Another strategy I find effective to building schema for both reading and writing lessons are Word Splashes. Students can work individually, in pairs, or small groups to brainstorm words related to the topic to be studied.  Word Splashes work well with nonfiction topics and fictional themes before, during, and after reading as new vocabulary is acquired.  The beauty of the Word Splash is that the word list developed can be utilized with post reading writing assignments.  Students can adjust the size of words to indicate their level of importance to the topic too.  The Word Splash form I am sharing today can be used with any book.  All you have to do is have your students add the topic to the middle of the box. [HERE] is the link to the freebie.

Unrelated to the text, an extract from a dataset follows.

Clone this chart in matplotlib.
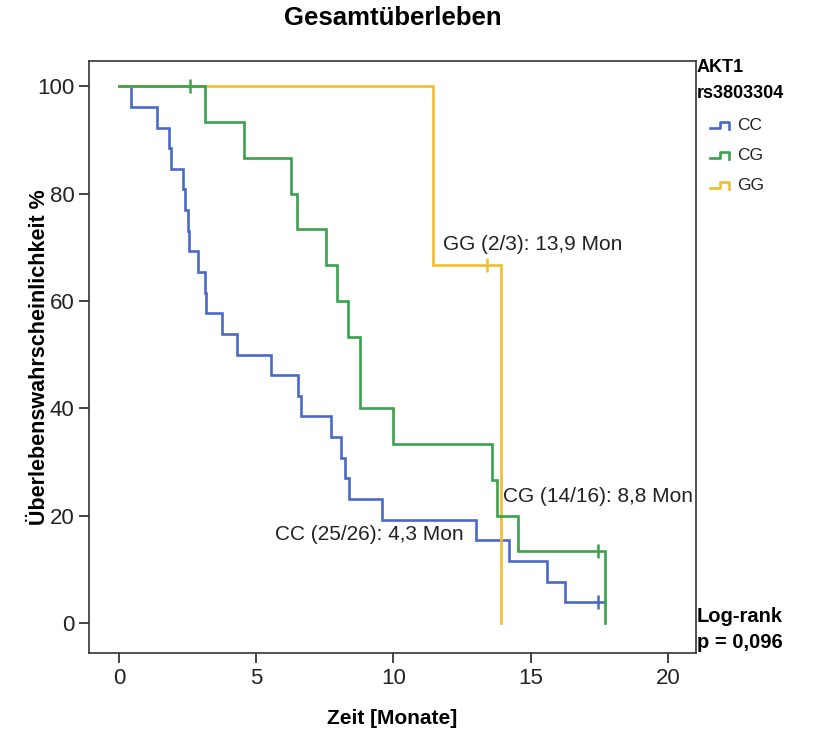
import matplotlib
matplotlib.use("Agg")
import matplotlib.pyplot as plt
from matplotlib.lines import Line2D

plt.rcParams["font.family"] = ["Liberation Sans", "DejaVu Sans"]

# Event and censoring times (months) per AKT1 rs3803304 genotype
cc_events = [0.43, 1.37, 1.83, 1.91, 2.34, 2.42, 2.50, 2.55, 2.87, 3.13, 3.17,
             3.76, 4.3, 5.55, 6.52, 6.64, 7.72, 8.08, 8.23, 8.39, 9.6, 13.0,
             14.21, 15.58, 16.25]
cc_censored = [17.45]
cc_end = 17.7

cg_events = [3.13, 4.54, 6.27, 6.5, 7.53, 7.94, 8.33, 8.8, 8.8, 10.0, 13.6,
             13.76, 14.55, 17.7]
cg_censored = [2.59, 17.45]
cg_end = 17.7

gg_events = [11.44, 13.9]
gg_censored = [13.4]
gg_end = 13.9

genotypes = ["CC", "CG", "GG"]
colors = {"CC": "#4a68c9", "CG": "#3aa14c", "GG": "#f0bd2c"}

median_labels = ["CC (25/26): 4,3 Mon", "CG (14/16): 8,8 Mon", "GG (2/3): 13,9 Mon"]
label_pos = [(5.68, 16.4), (13.99, 23.5), (11.8, 70.6)]

xticks = [0, 5, 10, 15, 20]
yticks = [0, 20, 40, 60, 80, 100]


def kaplan_meier(events, censored, end):
    """Step coordinates of the survival curve plus censor mark positions."""
    obs = sorted([(t, 1) for t in events] + [(t, 0) for t in censored])
    n = len(obs)
    s = 100.0
    xs, ys = [0.0], [100.0]
    cx, cy = [], []
    i = 0
    while i < len(obs):
        t = obs[i][0]
        d = sum(1 for o in obs if o[0] == t and o[1] == 1)
        c = sum(1 for o in obs if o[0] == t and o[1] == 0)
        if d:
            xs += [t, t]
            ys += [s, s * (n - d) / n]
            s = s * (n - d) / n
        if c:
            cx.append(t)
            cy.append(s)
        n -= d + c
        i += d + c
    xs.append(max(end, xs[-1]))
    ys.append(s)
    return xs, ys, cx, cy


fig = plt.figure(figsize=(8.14, 7.34), dpi=100)
ax = fig.add_axes([0.1093, 0.1104, 0.7457, 0.8065])

curves = {
    "CC": kaplan_meier(cc_events, cc_censored, cc_end),
    "GG": kaplan_meier(gg_events, gg_censored, gg_end),
    "CG": kaplan_meier(cg_events, cg_censored, cg_end),
}
for g, (xs, ys, cx, cy) in curves.items():
    ax.plot(xs, ys, color=colors[g], lw=1.9, solid_joinstyle="miter")
    ax.plot(cx, cy, ls="none", marker="|", ms=10, mew=1.8, color=colors[g])

for text, (tx, ty) in zip(median_labels, label_pos):
    ax.text(tx, ty, text, fontsize=15, color="#222222", ha="left", va="center")

ax.set_xlim(-1.09, 21.02)
ax.set_ylim(-5.6, 104.7)
ax.set_xticks(xticks)
ax.set_yticks(yticks)
ax.tick_params(direction="out", length=7, width=1.2, labelsize=16,
               labelcolor="#222222", color="#222222", top=False, right=False)
for sp in ax.spines.values():
    sp.set_linewidth(1.2)
    sp.set_color("#333333")

ax.set_xlabel("Zeit [Monate]", fontsize=15, fontweight="bold", va="center")
ax.xaxis.set_label_coords(0.5, -0.11)
ax.set_ylabel("Überlebenswahrscheinlichkeit %", fontsize=15.5, fontweight="bold",
              va="center")
ax.yaxis.set_label_coords(-0.081, 0.5)

fig.text(392.5 / 814, 1 - 18 / 734, "Gesamtüberleben", fontsize=18.5,
         fontweight="bold", ha="center", va="center")

# Legend: genotype header and step-shaped keys
fig.text(697 / 814, 1 - 68 / 734, "AKT1", fontsize=13, fontweight="bold",
         ha="left", va="center")
fig.text(697 / 814, 1 - 94 / 734, "rs3803304", fontsize=13, fontweight="bold",
         ha="left", va="center")
for k, g in enumerate(genotypes):
    y0 = 128 + 30 * k
    px = [710, 720, 720, 729, 729]
    py = [y0, y0, y0 - 6, y0 - 6, y0 + 1]
    fig.add_artist(Line2D([p / 814 for p in px], [1 - p / 734 for p in py],
                          transform=fig.transFigure, color=colors[g], lw=1.9))
    fig.text(737 / 814, 1 - (y0 - 3) / 734, g, fontsize=12.5, ha="left",
             va="center", color="#222222")

fig.text(697 / 814, 1 - 617 / 734, "Log-rank", fontsize=14.5, fontweight="bold",
         ha="left", va="center")
fig.text(697 / 814, 1 - 643 / 734, "p = 0,096", fontsize=14.5, fontweight="bold",
         ha="left", va="center")

fig.savefig("out.png", dpi=100)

In addition to these two strategies, another favorite of mine is SQ3R.  This one has been around a long time, but I am not sure how many teachers use it.  The process follows the abbreviation, so students can quickly pick up on what to do.  First, the student surveys the text and takes notice of headings and subheadings, pictures and captions, sidebars and diagrams, and any other text features included in the reading material. Next, the student creates questions utilizing the information observed in the survey. It is advised that students turn headings/subheadings into questions for the sections that follow.  The third and fourth steps are to read the material and respond (I have revised the second R to be *respond* instead of what I originally learned *recite*).  If you'd like to give this one a try, [HERE] is an organizer you can use to step your students through the process.